4. Tutto ciò ha l'amaro sapore di una beffa: lo Stato non è in grado di fornire prestazioni adeguate ai malati (violando norme costituzio­nali od ordinarie) e quello stesso Stato colpisce invece i parenti del malato, rei di non sopperire alle manchevolezze e alle carenze delle struttu­re pubbliche, con il proprio impegno personale e con il proprio denaro. Non si vuol certo inco­raggiare i familiari a violare gli obblighi di solida­rietà verso il parente, che sono morali, prima an­cora che giuridici; ma la tutela della salute è compito primario dello Stato che non può esse­re assolutamente delegato alla (o meglio scari­cato sulla) famiglia, la quale talora non ha i mez­zi economici e sicuramente non le capacità per intervenire in supplenza.

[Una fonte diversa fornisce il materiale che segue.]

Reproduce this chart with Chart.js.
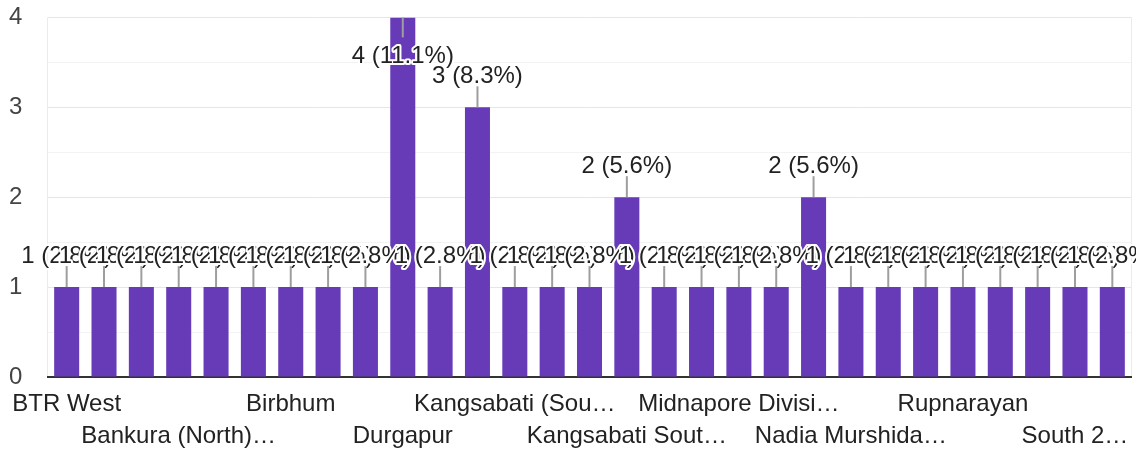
<!DOCTYPE html>
<html>
<head>
<meta charset="utf-8">
<script src="https://cdn.jsdelivr.net/npm/chart.js@4"></script>
<style>
  body { margin: 0; background: #fff; }
  #wrap { width: 1136px; height: 450px; position: relative; }
</style>
</head>
<body>
<div id="wrap"><canvas id="chart"></canvas></div>
<script>
const categories = [
  "BTR West", "Baikunthapur", "Bankura (North)", "Bankura (North) Division",
  "Bankura (South)", "Bardhaman", "Birbhum", "Burdwan", "Cooch Behar",
  "Durgapur", "Hooghly", "Jalpaiguri", "Kangsabati (South) Division",
  "Kangsabati North", "Kangsabati South", "Kangsabati South Division",
  "Kharagpur", "Kurseong", "Midnapore Division", "Murshidabad", "Nadia",
  "Nadia Murshidabad Division", "Purulia", "Raiganj", "Rupnarayan",
  "Siliguri", "Sonamukhi", "South 24 Parganas", "Sundarban"
];
const responses = [1, 1, 1, 1, 1, 1, 1, 1, 1, 4, 1, 3, 1, 1, 1, 2, 1, 1, 1, 1, 2, 1, 1, 1, 1, 1, 1, 1, 1];

// category labels that are visible on the axis (two staggered rows)
const shownTickIndex = [0, 3, 6, 9, 12, 15, 18, 21, 24, 27];
const shownTickText = [
  "BTR West", "Bankura (North)…", "Birbhum", "Durgapur", "Kangsabati (Sou…",
  "Kangsabati Sout…", "Midnapore Divisi…", "Nadia Murshida…", "Rupnarayan", "South 2…"
];
const yMax = 4;

const FONT = '"Liberation Sans", Arial, sans-serif';
const total = responses.reduce((a, b) => a + b, 0);

const barLabels = {
  id: "barLabels",
  afterDatasetsDraw(chart) {
    const { ctx, chartArea } = chart;
    const meta = chart.getDatasetMeta(0);
    ctx.save();
    ctx.font = "24px " + FONT;
    ctx.textAlign = "center";
    ctx.textBaseline = "alphabetic";
    ctx.lineJoin = "round";
    meta.data.forEach((bar, i) => {
      const v = responses[i];
      const text = v + " (" + (v / total * 100).toFixed(1) + "%)";
      const inside = bar.y - 50 < chartArea.top;
      const lineEnd = inside ? bar.y + 20 : bar.y - 21;
      const base = inside ? bar.y + 46 : bar.y - 24;
      ctx.strokeStyle = "#9e9e9e";
      ctx.lineWidth = 2;
      ctx.beginPath();
      ctx.moveTo(bar.x, bar.y);
      ctx.lineTo(bar.x, lineEnd);
      ctx.stroke();
      ctx.strokeStyle = "#fff";
      ctx.lineWidth = 4;
      ctx.strokeText(text, bar.x, base);
      ctx.fillStyle = "#222";
      ctx.fillText(text, bar.x, base);
    });
    ctx.restore();
  }
};

new Chart(document.getElementById("chart"), {
  type: "bar",
  data: {
    labels: categories,
    datasets: [{
      data: responses,
      backgroundColor: "#673ab7",
      barPercentage: 0.67,
      categoryPercentage: 1
    }]
  },
  options: {
    responsive: true,
    maintainAspectRatio: false,
    animation: false,
    layout: { padding: { left: 9, right: 5, top: 17, bottom: 0 } },
    plugins: { legend: { display: false }, tooltip: { enabled: false } },
    scales: {
      x: {
        afterFit: (s) => { s.height = 73; },
        grid: {
          drawTicks: false,
          color: (c) => (c.type === "scale" || c.index === 0) ? "#ebebeb" : "rgba(0,0,0,0)"
        },
        border: { color: "#333", width: 2 },
        ticks: {
          autoSkip: false,
          maxRotation: 0,
          padding: 11,
          color: "#222",
          font: { family: FONT, size: 24, lineHeight: 1.333 },
          callback: (value, index) => {
            const k = shownTickIndex.indexOf(index);
            if (k < 0) return "";
            return k % 2 === 0 ? shownTickText[k] : ["", shownTickText[k]];
          }
        }
      },
      y: {
        min: 0,
        max: yMax,
        afterFit: (s) => { s.width = 39; },
        grid: {
          drawTicks: false,
          color: (c) => c.tick && Number.isInteger(c.tick.value) ? "#e6e6e6" : "#f3f3f3"
        },
        border: { display: false },
        ticks: {
          stepSize: 0.5,
          crossAlign: "far",
          color: "#444",
          font: { family: FONT, size: 24 },
          callback: (v) => Number.isInteger(v) ? v : ""
        }
      }
    }
  },
  plugins: [barLabels]
});
</script>
</body>
</html>
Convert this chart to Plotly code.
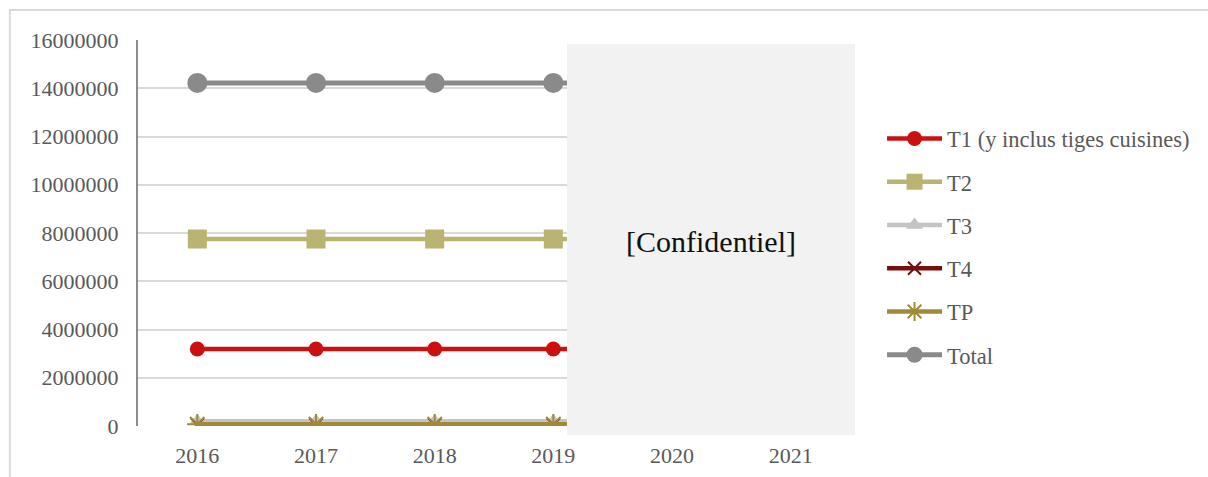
import plotly.graph_objects as go

# Years on the category axis
years = ["2016", "2017", "2018", "2019", "2020", "2021"]

# Sales volumes per product type
t1 = [3190000, 3190000, 3190000, 3190000, 3190000, 3190000]
t2 = [7750000, 7750000, 7750000, 7750000, 7750000, 7750000]
t3 = [200000, 200000, 200000, 200000, 200000, 200000]
t4 = [50000, 50000, 50000, 50000, 50000, 50000]
tp = [70000, 70000, 70000, 70000, 70000, 70000]
total = [14220000, 14220000, 14220000, 14220000, 14220000, 14220000]

y_ticks = [0, 2000000, 4000000, 6000000, 8000000, 10000000, 12000000, 14000000, 16000000]
y_tick_text = [str(v) for v in y_ticks]

FONT = "Liberation Serif"
TEXT_GREY = "#595959"

series = [
    ("T1 (y inclus tiges cuisines)", t1, "#cc1010", "circle", 15, 4.5),
    ("T2", t2, "#bab472", "square", 19, 4.5),
    ("T3", t3, "#c4c4c4", "triangle-up", 15, 4.5),
    ("T4", t4, "#7a0c0c", "x-thin-open", 13, 4.5),
    ("TP", tp, "#a08a3a", "asterisk-open", 17, 4.5),
    ("Total", total, "#8a8a8a", "circle", 20, 5),
]

fig = go.Figure()
for i, (name, vals, color, symbol, size, width) in enumerate(series):
    open_sym = symbol.endswith("-open")
    fig.add_trace(go.Scatter(
        x=years, y=vals, name=name, mode="lines+markers",
        legendgroup=f"g{i}",
        line=dict(color=color, width=width),
        marker=dict(symbol=symbol, size=size, color=color,
                    line=dict(color=color, width=2 if open_sym else 0)),
    ))

fig.update_layout(
    width=1208, height=477,
    margin=dict(l=138, r=358, t=40, b=51, autoexpand=False),
    paper_bgcolor="white", plot_bgcolor="white",
    font=dict(family=FONT, size=22, color=TEXT_GREY),
    showlegend=True,
    legend=dict(
        x=1.045, xanchor="left", y=0.464, yanchor="middle",
        font=dict(family=FONT, size=22.5, color=TEXT_GREY),
        tracegroupgap=11, itemwidth=55,
        bgcolor="rgba(0,0,0,0)",
    ),
    xaxis=dict(
        type="category", categoryorder="array", categoryarray=years,
        range=[-0.5, 5.5], showgrid=False, zeroline=False, showline=False,
        ticks="", ticklabelstandoff=14,
        tickfont=dict(family=FONT, size=22, color=TEXT_GREY),
    ),
    yaxis=dict(
        range=[0, 16000000], tickvals=y_ticks, ticktext=y_tick_text,
        showgrid=True, gridcolor="#d9d9d9", gridwidth=2,
        zeroline=False, showline=True, linecolor="#8c8c8c", linewidth=2,
        ticks="", ticklabelstandoff=13,
        tickfont=dict(family=FONT, size=22, color=TEXT_GREY),
    ),
    shapes=[
        # outer frame of the chart
        dict(type="rect", xref="paper", yref="paper",
             x0=-0.180, x1=1.60, y0=-0.30, y1=1.078,
             line=dict(color="#d9d9d9", width=2), fillcolor="rgba(0,0,0,0)",
             layer="below"),
        # masked region for 2020-2021
        dict(type="rect", xref="paper", yref="paper",
             x0=0.6025, x1=1.007, y0=-0.0233, y1=0.9896,
             line=dict(width=0), fillcolor="#f2f2f2", layer="above"),
    ],
    annotations=[
        dict(text="[Confidentiel]", xref="paper", yref="paper",
             x=0.8047, y=0.477, xanchor="center", yanchor="middle",
             showarrow=False, font=dict(family=FONT, size=30, color="#111111")),
    ],
)

fig.write_html("out.html")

Del resto non può ritenersi coincidente l'obbli­go di custodia e cura indicato dall'art. 591 c.p. con l'obbligo alimentare previsto dall'art. 433 c.c. (e che consiste nella prestazione dello stret­to necessario per mantenere in vita il soggetto) cui sono tenuti nell'ordine il coniuge, i figli legitti­mi, naturali, adottivi, o in mancanza gli ascen­denti prossimi, i generi e le nuore, i suoceri e le suocere, i fratelli. E anche se così fosse andreb­be precisato che l'art. 443 c.c. si limita ad attri­buire una «facoltà» (e non l'obbligo) dì accoglie­re e mantenere nella propria casa l'avente diritto da parte dell'obbligato, che può invece sceglie­re (ed è il modo più frequente di somministrazio­ne) di versare un assegno.

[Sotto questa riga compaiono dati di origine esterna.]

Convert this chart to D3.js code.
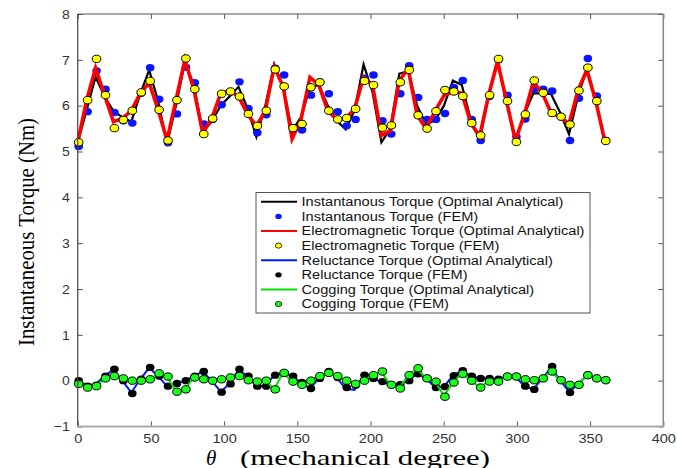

Ma soprattutto va chiarito - anche se parreb­be constatazione ovvia, ma evidentemente non è così - che obbligazione alimentare e prestazio­ne assistenziale (e a maggior ragione sanitaria) sono del tutto differenti, l'una privatistica (rap­porto privato tra l'avente diritto e il parente ob­bligato nel senso che spetta al primo e solo ad esso la scelta discrezionale di agire nei con­fronti del secondo) l'altra pubblica: sanità ed as­sistenza sono funzioni fondamentali dello Stato moderno (spetta in tal senso al sistema sanitario individuare le forme più appropriate di presta­zione, non certo delegabili alla famiglia e ai pa­renti). Eppure la cultura efficientistica, che si va diffondendo in questi anni, sembra ritenere il contrario: si ammanta di falsa modernità e inve­ce riporta la società indietro di decenni.

 

 

(*) Ordinario di Diritto civile dell'Università di Roma.

(**) Docente all'Università della Calabria e Magistrato del Tribunale di Genova. L'articolo che riproduciamo è in cor­so di pubblicazione su Giurisprudenza di merito con il titolo "Ancora sugli anziani cronici non autosufficienti. Sono im­putabili i parenti o i responsabili delle strutture sanitarie?".